We should not have had the weekend that we did. We should have been tired and grumpy and hungry. We should have had to go straight home after our first night, with our old supplies and disappointments tied down in the bed of the truck.

But we had God on our side. And He did provide. In every aspect we failed in, He provided in full. There were no half-fulfilled promises, no partial credit. He gave us a perfect weekend for free; all we had to do was trust in Him.

I’m not going to lie to you and say it was easy for me. God and I haven’t been all that talkative lately. And by that I mean I haven’t been talking to God as much as I should.

But the reason I’m writing this is because my time in Yosemite actually revealed a lot about the current state of my own heart and walk with Christ.

I’ve been relying on my own strength of will, and my obviously impervious planning skills to guide me through the rest of my life, but as you can probably tell, if my wilderness survival skills seem lacking, my spiritual survival skills are basically nonexistent.

And this weekend really put that into perspective. Now if you’ve never been to Yosemite before, I need to set the scene before we go on. (And you should also plan a trip as soon as you can. You already have access to the internet so you’re half way there)

When you enter into the valley, you’re suddenly surrounded by these vast walls of granite. They tower over you, thousands of feet in the air, and it’s easy to feel completely insignificant. Here is this valley, with rivers and mountains and walls of rock. It’s been shaped for millions of years by the wind and rain, and there you are: tiny and completely engulfed by rock and tree.

And the crazy thing is that we really should feel that way. The notion that we are crafted uniquely and carefully, with a distinct personality and purpose is really outrageous when you stop to think about it, especially when we live in a society that tells us we must constantly be improving and changing. We are told we will never be enough the way we are.

But we have a Father who knows every hair on our head, who carved those walls of granite, who knew our names before we were even born, one who forged those rivers and streams with care, and one who sent His son to die for us, all so we could learn to love Him.

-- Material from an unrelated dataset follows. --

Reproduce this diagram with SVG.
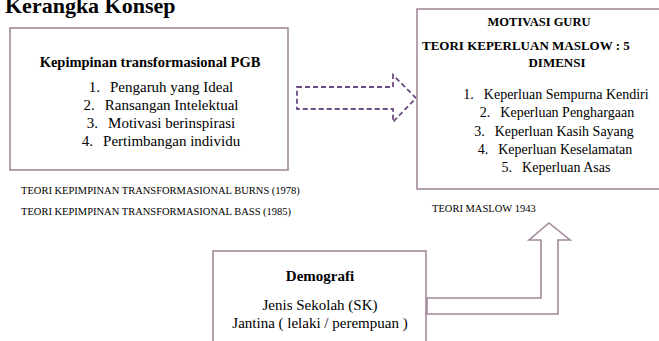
<svg xmlns="http://www.w3.org/2000/svg" width="659" height="341" viewBox="0 0 659 341">
  <style>
    .box { fill: #ffffff; stroke: #a3899b; stroke-width: 1.6; }
    .dash { fill: none; stroke: #6a4c80; stroke-width: 1.8; stroke-dasharray: 5 3; stroke-linejoin: miter; }
    .block { fill: #ffffff; stroke: #a3899b; stroke-width: 1.6; stroke-linejoin: miter; }
  </style>

  <rect width="659" height="341" fill="#ffffff"/>

  <g font-family="Liberation Serif" fill="#000000">
    <!-- page heading, partly above the top edge -->
    <text x="5" y="13" font-size="22" font-weight="bold">Kerangka Konsep</text>

    <!-- connectors -->
    <g id="connectors">
      <!-- dashed block arrow: leadership -> motivation -->
      <path class="dash" d="M297,87 H393 V75 L416,98 L393,122 V109 H297 Z"/>
      <!-- elbow block arrow: demographics -> Maslow -->
      <path class="block" d="M427,298 H541 V240 H529 L549,223 L570,240 H558 V314 H427 Z"/>
    </g>

    <g id="node-kepimpinan">
      <rect class="box" x="10" y="28" width="278" height="142"/>
      <text x="150" y="67" font-size="14.5" font-weight="bold" text-anchor="middle">Kepimpinan transformasional PGB</text>
      <g font-size="15" text-anchor="middle">
        <text x="161" y="92">1.<tspan dx="10">Pengaruh yang Ideal</tspan></text>
        <text x="161" y="110">2.<tspan dx="10">Ransangan Intelektual</tspan></text>
        <text x="161" y="128">3.<tspan dx="10">Motivasi berinspirasi</tspan></text>
        <text x="161" y="146">4.<tspan dx="10">Pertimbangan individu</tspan></text>
      </g>
    </g>

    <g id="label-teori" font-size="10.5">
      <text x="21" y="194">TEORI KEPIMPINAN TRANSFORMASIONAL BURNS (1978)</text>
      <text x="21" y="215">TEORI KEPIMPINAN TRANSFORMASIONAL BASS (1985)</text>
    </g>

    <g id="node-motivasi">
      <rect class="box" x="417" y="9" width="260" height="180"/>
      <g font-weight="bold">
        <text x="539" y="26" font-size="12.5" text-anchor="middle">MOTIVASI GURU</text>
        <text x="422" y="50" font-size="13">TEORI KEPERLUAN MASLOW : 5</text>
        <text x="557" y="67" font-size="13" text-anchor="middle">DIMENSI</text>
      </g>
      <g font-size="14" text-anchor="middle">
        <text x="556" y="99">1.<tspan dx="10">Keperluan Sempurna Kendiri</tspan></text>
        <text x="557" y="117">2.<tspan dx="10">Keperluan Penghargaan</tspan></text>
        <text x="554" y="136">3.<tspan dx="10">Keperluan Kasih Sayang</tspan></text>
        <text x="555" y="154">4.<tspan dx="10">Keperluan Keselamatan</tspan></text>
        <text x="556" y="172">5.<tspan dx="10">Keperluan Asas</tspan></text>
      </g>
    </g>

    <g id="label-maslow">
      <text x="432" y="212" font-size="10.5">TEORI MASLOW 1943</text>
    </g>

    <g id="node-demografi">
      <rect class="box" x="213" y="251" width="213" height="110"/>
      <g font-size="15" text-anchor="middle">
        <text x="320" y="281" font-weight="bold">Demografi</text>
        <text x="320" y="310">Jenis Sekolah (SK)</text>
        <text x="320" y="328">Jantina ( lelaki / perempuan )</text>
      </g>
    </g>
  </g>
</svg>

And here I am, trying to find my own way through the wild journey that is life, with a heart that has encased itself in its own granite walls, ignoring the one person who can guide me through my own mess without the pain and fatigue that I have caused myself.

This weekend opened my eyes about trusting God, especially in the smallest of details.

If my friends were able to trust that we would get a camping spot we most definitely didn’t deserve, or that we wouldn’t run out of gas in the middle of the valley, or that we wouldn’t be mauled by bears or a lone psychotic camper, I can trust God with my life.

Because really, if He can handle three idiotic, joyful girls on a whimsical trip to Yosemite, I think He can handle my heart.